Two Portland State researchers have found a chemical compound they believe could annihilate the mosquito-borne parasite that causes the disease. The compound has already proven successful in lab tests on blood samples and with mice. “We were able to completely clear the [malaria] parasite in the mouse by day 21,” says chemistry professor Kevin Reynolds. 

The PSU research team’s chemical baby, currently dubbed KAR 425, has already attracted international attention. A Spanish pharmaceutical giant is now running tests overseas. Locally, Reynolds and research associate Papireddy Kancharla hope that someday similar results can be produced within human subjects. But before they can do that, there are more questions to be asked.

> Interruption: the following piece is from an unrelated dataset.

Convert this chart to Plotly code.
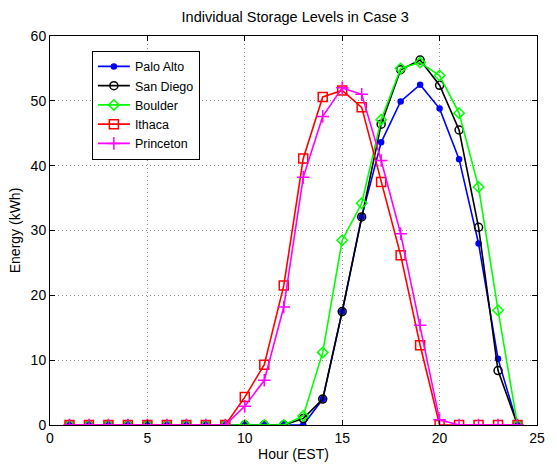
import plotly.graph_objects as go

hours = list(range(1, 25))
palo_alto = [0,0,0,0,0,0,0,0,0,0,0,0,0,4.0,17.5,32.1,43.6,49.9,52.5,48.8,41.0,28.0,10.2,0]
san_diego = [0,0,0,0,0,0,0,0,0,0,0,0,1.0,4.0,17.5,32.1,46.4,54.8,56.3,52.4,45.5,30.5,8.4,0]
boulder   = [0,0,0,0,0,0,0,0,0,0,0,0,1.4,11.2,28.5,34.2,47.1,55.0,55.9,53.9,48.1,36.7,17.7,0]
ithaca    = [0,0,0,0,0,0,0,0,0,4.3,9.3,21.5,41.1,50.6,51.6,49.0,37.5,26.2,12.3,0,0,0,0,0]
princeton = [0,0,0,0,0,0,0,0,0,2.9,6.9,18.2,38.2,47.6,52.0,51.0,40.8,29.5,15.4,0.8,0,0,0,0]

x_ticks = [0, 5, 10, 15, 20, 25]
y_ticks = [0, 10, 20, 30, 40, 50, 60]

series = [
    ("Palo Alto", palo_alto, "#0000FF", "circle", 5),
    ("San Diego", san_diego, "#000000", "circle-open", 8),
    ("Boulder", boulder, "#00FF00", "diamond-open", 8),
    ("Ithaca", ithaca, "#FF0000", "square-open", 9),
    ("Princeton", princeton, "#FF00FF", "cross-thin-open", 9),
]

fig = go.Figure()
for name, vals, color, sym, size in series:
    fig.add_trace(go.Scatter(
        x=hours, y=vals, name=name, mode="lines+markers",
        line=dict(color=color, width=1.6),
        marker=dict(symbol=sym, size=size, color=color,
                    line=dict(color=color, width=1.5)),
    ))

font = "Liberation Sans, Arial, Helvetica, sans-serif"
axis_common = dict(
    showline=True, linecolor="black", linewidth=1, mirror="allticks",
    ticks="inside", ticklen=5, tickcolor="black",
    showgrid=True, gridcolor="#8c8c8c", griddash="1px,3px", gridwidth=1,
    zeroline=False, automargin=False,
    tickfont=dict(size=14, color="black", family=font),
)

fig.update_layout(
    width=557, height=464,
    margin=dict(l=50, r=20, t=36, b=39),
    paper_bgcolor="white", plot_bgcolor="white",
    font=dict(family=font, color="black"),
    title=dict(text="Individual Storage Levels in Case 3", x=0.53, xanchor="center",
               y=0.963, yanchor="middle", automargin=False,
               font=dict(size=14.5, color="black", family=font)),
    xaxis=dict(range=[0, 25], tickvals=x_ticks,
               title=dict(text="Hour (EST)", font=dict(size=14), standoff=4), **axis_common),
    yaxis=dict(range=[0, 60], tickvals=y_ticks,
               title=dict(text="Energy (kWh)", font=dict(size=14), standoff=6), **axis_common),
    legend=dict(x=0.086, y=0.962, xanchor="left", yanchor="top",
                bgcolor="white", bordercolor="black", borderwidth=1,
                font=dict(size=12.5, color="black", family=font),
                tracegroupgap=0, itemwidth=32),
    showlegend=True,
)

fig.write_html("out.html", config={"displayModeBar": False},
               post_script="document.body.style.margin='0';document.body.style.padding='0';")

“We know that the compound has worked, but we don’t actually know how it works,” Reynolds admits. 

To do that, Reynolds and Kancharla have enlisted Roland Cooper, a chemist at the Bay Area’s Dominican University of California. Cooper’s job is to engineer a malaria strain resistant to the treatment. In this roundabout way, Reynolds and Kancharla hope to discover how the parasite reacts to the chemical compound.

According to Reynolds, the cure is long overdue. While he has been working on this project for about a decade, the foundational research for KAR 425 dates back to papers written in the late 1960s. Since then, researchers have taken baby steps toward a breakthrough.

“This compound is the product of years of incremental achievements,” Reynolds says. “We’ll keep our fingers crossed.”